The neighbour in question is Jay Gatsby. A flamboyant yet mysterious millionaire, Gatsby throws legendary parties at his glittering mansion in the fashionable community of West Egg, New York. Hundreds of flappers, bootleggers and affluent revelers mingle at his frequent soirées, but Gatsby himself remains an elusive figure, a man everyone has heard of but nobody knows intimately, a ghost swaddled in the glamorous trappings of America in the roaring twenties.

It’s 1922, and the US is booming. The horror of the Great War still lingers in the memory of former soldiers like sarcastic socialite Nick Carraway, who, arriving to begin a new life on the fashionable East Coast, befriends Gatsby after realising they served in the same regiment. In any case, Gatsby is surely better company than the oafish and racist Tom Buchanan, husband of Nick’s charming but weak-willed cousin Daisy. While the summer evenings disappear in a whirl of cocktails, flirtation and jazz, the long days reveal a seedy world of organised crime, ill-judged love affairs and outbursts of sudden violence.

The Great Gatsby is scintillating and beautifully written. The style of the prose seems languid – as though it were written after a couple of glasses of champagne – but Fitzgerald has a unique and delicious way with words. He invites us to linger over the language he uses, tasting its texture. Every description is full of colour.

But this is no celebration of the idle rich; Fitzgerald subtly depicts a high society that has lost any sense of purpose and is sauntering towards disaster.

The Great Gatsby has been much lauded as the “Great American Novel” of its time – a book that perfectly captures the spirit of 1920s America. What’s interesting about this is the way that fiction and reality begin to blur; great novels are often credited with accurately depicting the essence of their age, yet they often play a big role in constituting in our imaginations what that essence is supposed to be. Our romantic view of the “roaring twenties”, so often depicted in fiction, TV and film, owes much to the vision of society in The Great Gatsby.

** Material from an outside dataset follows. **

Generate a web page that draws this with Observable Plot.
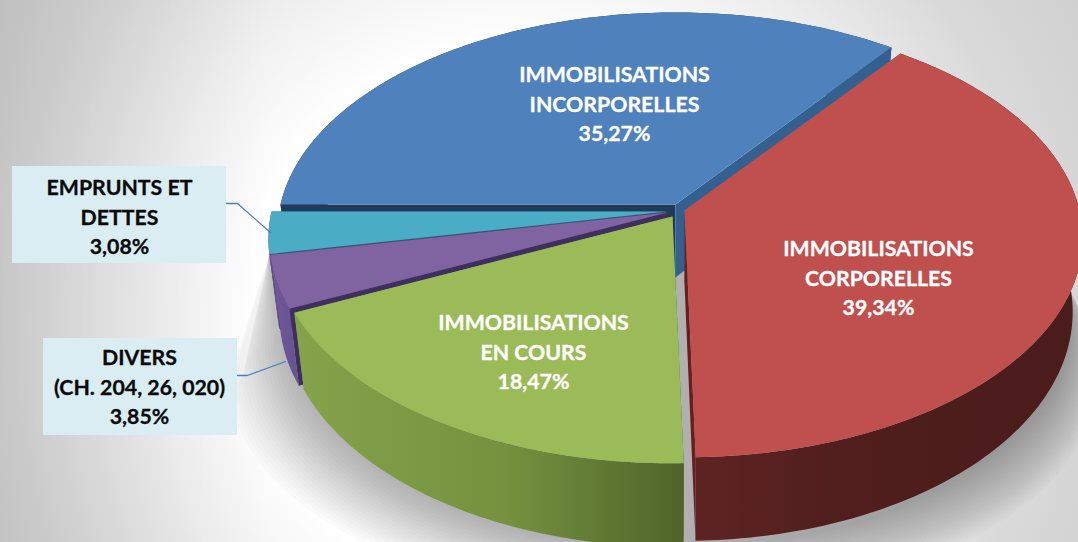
<!DOCTYPE html>
<html><head><meta charset="utf-8">
<script src="https://cdn.jsdelivr.net/npm/d3@7"></script>
<script src="https://cdn.jsdelivr.net/npm/@observablehq/plot@0.6"></script>
<style>html,body{margin:0;padding:0;background:#fff}svg{display:block}</style>
</head><body><div id="chart"></div>
<script>
// Data
const names = ["IMMOBILISATIONS\nINCORPORELLES","EMPRUNTS ET\nDETTES","DIVERS\n(CH. 204, 26, 020)","IMMOBILISATIONS\nEN COURS","IMMOBILISATIONS\nCORPORELLES"];
const valueLabels = ["35,27%","3,08%","3,85%","18,47%","39,34%"];
const values = [35.27,3.08,3.85,18.47,39.34];
const order = [0,4,3,2,1]; // clockwise from 9 o'clock

// Projection of the tilted pie
const W=1078,H=542,R=395,RK=216,P=0.125,DEPTH=73,SHRINK=0.975,START=270;
const total=d3.sum(values);
const ang={};let acc=START;
for(const i of order){const a0=acc;acc+=values[i]/total*360;ang[i]=[a0,acc];}
const apex=[[675,204],[666,211],[667,212],[672,216],[684,210]];
const tops=["#4f81bd","#4bacc6","#8064a2","#9bbb59","#c0504d"];
const outer=["#1f3a5a","#6a5290","url(#gP)","url(#gG)","url(#gR)"];
const cuts=[["#1f3a5a","#34608f"],["#2f5a70","#2f5a70"],["#3f2f5f","#3f2f5f"],["#4f6329","#7f9c45"],["#3a6a9a","#6b1e1c"]];
function pt(i,deg,bottom){
  const t=deg*Math.PI/180,u=Math.sin(t),v=-Math.cos(t),s=1/(1-P*v);
  const dx=R*u*s,dy=RK*v*s,[ax,ay]=apex[i];
  return bottom?{x:ax+dx*SHRINK,y:ay+dy+DEPTH*s}:{x:ax+dx,y:ay+dy};
}
function apexPt(i,bottom){const[ax,ay]=apex[i];return bottom?{x:ax,y:ay+DEPTH}:{x:ax,y:ay};}
function arc(i,a0,a1,bottom){const pts=[];const n=Math.ceil(Math.abs(a1-a0));for(let k=0;k<=n;k++)pts.push(pt(i,a0+(a1-a0)*k/n,bottom));return pts;}
const poly=(pts,fill,extra={})=>Plot.line(pts,{x:"x",y:"y",fill,stroke:"none",...extra});

const marks=[];
// page background
marks.push(Plot.rect([0],{x1:()=>0,x2:()=>W,y1:()=>0,y2:()=>H,fill:"url(#bg)"}));
marks.push(Plot.rect([0],{x1:()=>0,x2:()=>270,y1:()=>0,y2:()=>H,fill:"url(#bgL)"}));
// cast shadow: a stack of widening footprints of the pie, cut on the left along a straight edge
const edgeX=y=>y<372?268-(y-256)*25/116:0;
for(let e=0;e<=60;e+=3){
  const pts=[{x:700,y:256},{x:268,y:256}];
  for(let deg=262;deg>=50;deg-=3){
    const t=deg*Math.PI/180,u=Math.sin(t),v=-Math.cos(t),s=1/(1-P*v);
    const y=218+RK*v*s+DEPTH*s+e*0.95;
    pts.push({x:Math.max(edgeX(y),678-e*0.25+(R-8+e*0.75)*u*s),y});
  }
  marks.push(poly(pts,"#000",{fillOpacity:0.0155}));
}
for(const i of [0,1,2,3,4]){
  const[a0,a1]=ang[i];
  const wall=poly([...arc(i,a0,a1),...arc(i,a1,a0,true)],outer[i]);
  if(i===0) marks.push(wall);
  marks.push(poly([apexPt(i),pt(i,a0),pt(i,a0,true),apexPt(i,true)],cuts[i][0]));
  marks.push(poly([apexPt(i),pt(i,a1),pt(i,a1,true),apexPt(i,true)],cuts[i][1]));
  if(i!==0) marks.push(wall);
  marks.push(poly([apexPt(i),...arc(i,a0,a1)],tops[i]));
}
// callouts
const boxes=[[12,226,166,263],[43,237,338,435]];
for(const b of boxes) marks.push(Plot.rect([0],{x1:()=>b[0],x2:()=>b[1],y1:()=>b[2],y2:()=>b[3],fill:"#daedf3"}));
marks.push(Plot.line([{x:226,y:203},{x:237,y:203},{x:270,y:232}],{x:"x",y:"y",stroke:"#4a7ebb",strokeWidth:1.3}));
marks.push(Plot.line([{x:237,y:375},{x:247,y:375},{x:285,y:361}],{x:"x",y:"y",stroke:"#4a7ebb",strokeWidth:1.3}));
// labels
const labelPos=[[614,74,"#fff"],[119,187,"#0a0a0a"],[139,357,"#0a0a0a"],[533,322,"#fff"],[878,248,"#fff"]];
const labelData=names.map((n,i)=>({text:n+"\n"+valueLabels[i],x:labelPos[i][0],y:labelPos[i][1]-13,c:labelPos[i][2]}));
marks.push(Plot.text(labelData,{x:"x",y:"y",text:"text",fill:"c",stroke:"c",strokeWidth:0.3,lineAnchor:"top",textAnchor:"middle",lineHeight:1.375,fontSize:21.3,fontWeight:700,fontFamily:"Lato"}));

const svg=Plot.plot({width:W,height:H,margin:0,
  x:{domain:[0,W],range:[0,W],axis:null},y:{domain:[0,H],range:[0,H],axis:null},
  style:{background:"transparent"},marks});
const defs=d3.select(svg).insert("defs",":first-child");
function lin(id,x1,x2,stops){const g=defs.append("linearGradient").attr("id",id).attr("gradientUnits","userSpaceOnUse").attr("x1",x1).attr("x2",x2).attr("y1",0).attr("y2",0);
  stops.forEach(([o,c,a])=>{const st=g.append("stop").attr("offset",o).attr("stop-color",c);if(a!==undefined)st.attr("stop-opacity",a);});}
lin("gG",295,685,[[0,"#84a34a"],[.55,"#75913f"],[1,"#4f6329"]]);
lin("gR",695,1078,[[0,"#5e2423"],[.4,"#4f1e1d"],[1,"#4a1c1b"]]);
lin("gP",272,305,[[0,"#71589a"],[1,"#64508c"]]);
lin("bgL",0,270,[[0,"#000",.09],[1,"#000",0]]);
const rg=defs.append("radialGradient").attr("id","bg").attr("gradientUnits","userSpaceOnUse").attr("cx",520).attr("cy",320).attr("r",640);
[[0,"#ffffff"],[.43,"#ffffff"],[.6,"#f0f0f0"],[.82,"#dadada"],[1,"#d0d0d0"]].forEach(([o,c])=>rg.append("stop").attr("offset",o).attr("stop-color",c));
document.getElementById("chart").append(svg);
</script></body></html>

Fitzgerald’s characters seem haunted by their own dreams of themselves which they habitually fail to live up to. Nick is fleeing his own Mid-Western shadow; the bullish Tom can never return to his football-playing peak; Gatsby seems belittled by his own charismatic reputation.

In this, Fitzgerald seems to have grasped something important about American culture, a sometimes brutal society cloaked in bittersweet fantasies, caught between reckless optimism and regret: “…gradually I became aware of the old island here that flowered for Dutch sailors’ eyes – a fresh, green breast of the new world. Its vanished trees, the trees that made way for Gatsby’s house, had once pandered in whispers to the last and greatest of all human dreams; for a transitory enchanted moment man must have held his breath in the presence of this continent…face to face for the last time in history with something commensurate to his capacity for wonder.”